Description of the task:
Only the pictures are omitted; repeat all other data exactly.

Data extract:
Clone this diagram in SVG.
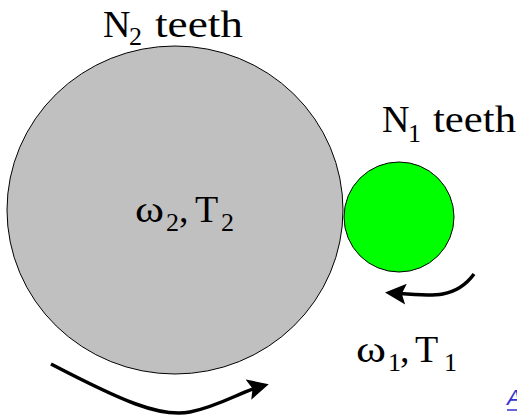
<svg xmlns="http://www.w3.org/2000/svg" width="517" height="416" viewBox="0 0 517 416">
<style>
.t{font-family:"Liberation Serif","Times New Roman",serif;fill:#000;font-size:38px}
.s{font-size:26px}
.conn{fill:none;stroke:#000;stroke-width:3.5}
</style>
<defs>
<marker id="ah" markerWidth="6" markerHeight="6" refX="4" refY="3" orient="auto" markerUnits="strokeWidth">
<path d="M0,0 L6,3 L0,6 L1.2,3 Z" fill="#000"/>
</marker>
</defs>
<rect width="517" height="416" fill="#fff"/>
<g id="gear2">
<ellipse cx="175" cy="210" rx="168" ry="164" fill="#c0c0c0" stroke="#000" stroke-width="1"/>
<text class="t"><tspan x="135" y="222" textLength="29" lengthAdjust="spacingAndGlyphs">ω</tspan><tspan class="s" x="166" y="231">2</tspan><tspan x="179" y="222">,</tspan><tspan x="195" y="222">T</tspan><tspan class="s" x="221" y="231">2</tspan></text>
</g>
<g id="gear1">
<circle cx="399" cy="217" r="55" fill="#00ff00" stroke="#000" stroke-width="1"/>
</g>
<g id="label-n2">
<text class="t"><tspan x="103" y="37">N</tspan><tspan class="s" x="129" y="45">2</tspan><tspan x="155" y="37" textLength="88" lengthAdjust="spacingAndGlyphs">teeth</tspan></text>
</g>
<g id="label-n1">
<text class="t"><tspan x="382" y="132">N</tspan><tspan class="s" x="408" y="142">1</tspan><tspan x="433" y="132" textLength="83" lengthAdjust="spacingAndGlyphs">teeth</tspan></text>
</g>
<g id="label-w1">
<text class="t"><tspan x="356" y="362" textLength="30" lengthAdjust="spacingAndGlyphs">ω</tspan><tspan class="s" x="388" y="371">1</tspan><tspan x="400" y="362">,</tspan><tspan x="415" y="362">T</tspan><tspan class="s" x="444" y="371">1</tspan></text>
</g>
<g id="connectors">
<path class="conn" d="M51,364 C120,400 160,418 190,412 C220,406 240,392 262,386" marker-end="url(#ah)"/>
<path class="conn" d="M474,274 C455,300 430,296 392,293" marker-end="url(#ah)"/>
</g>
<g id="link">
<text x="507" y="405" font-family="Liberation Sans, Arial, sans-serif" font-size="22" font-style="italic" fill="#3333cc">A</text>
<line x1="507" y1="410" x2="517" y2="410" stroke="#3333cc" stroke-width="1.5"/>
</g>
</svg>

Task output:
Clone this diagram in SVG.
<svg xmlns="http://www.w3.org/2000/svg" width="517" height="416" viewBox="0 0 517 416">
<style>
.t{font-family:"Liberation Serif","Times New Roman",serif;fill:#000;font-size:38px}
.s{font-size:26px}
.conn{fill:none;stroke:#000;stroke-width:3.5}
</style>
<defs>
<marker id="ah" markerWidth="6" markerHeight="6" refX="4" refY="3" orient="auto" markerUnits="strokeWidth">
<path d="M0,0 L6,3 L0,6 L1.2,3 Z" fill="#000"/>
</marker>
</defs>
<rect width="517" height="416" fill="#fff"/>
<g id="gear2">
<ellipse cx="175" cy="210" rx="168" ry="164" fill="#c0c0c0" stroke="#000" stroke-width="1"/>
<text class="t"><tspan x="135" y="222" textLength="29" lengthAdjust="spacingAndGlyphs">ω</tspan><tspan class="s" x="166" y="231">2</tspan><tspan x="179" y="222">,</tspan><tspan x="195" y="222">T</tspan><tspan class="s" x="221" y="231">2</tspan></text>
</g>
<g id="gear1">
<circle cx="399" cy="217" r="55" fill="#00ff00" stroke="#000" stroke-width="1"/>
</g>
<g id="label-n2">
<text class="t"><tspan x="103" y="37">N</tspan><tspan class="s" x="129" y="45">2</tspan><tspan x="155" y="37" textLength="88" lengthAdjust="spacingAndGlyphs">teeth</tspan></text>
</g>
<g id="label-n1">
<text class="t"><tspan x="382" y="132">N</tspan><tspan class="s" x="408" y="142">1</tspan><tspan x="433" y="132" textLength="83" lengthAdjust="spacingAndGlyphs">teeth</tspan></text>
</g>
<g id="label-w1">
<text class="t"><tspan x="356" y="362" textLength="30" lengthAdjust="spacingAndGlyphs">ω</tspan><tspan class="s" x="388" y="371">1</tspan><tspan x="400" y="362">,</tspan><tspan x="415" y="362">T</tspan><tspan class="s" x="444" y="371">1</tspan></text>
</g>
<g id="connectors">
<path class="conn" d="M51,364 C120,400 160,418 190,412 C220,406 240,392 262,386" marker-end="url(#ah)"/>
<path class="conn" d="M474,274 C455,300 430,296 392,293" marker-end="url(#ah)"/>
</g>
<g id="link">
<text x="507" y="405" font-family="Liberation Sans, Arial, sans-serif" font-size="22" font-style="italic" fill="#3333cc">A</text>
<line x1="507" y1="410" x2="517" y2="410" stroke="#3333cc" stroke-width="1.5"/>
</g>
</svg>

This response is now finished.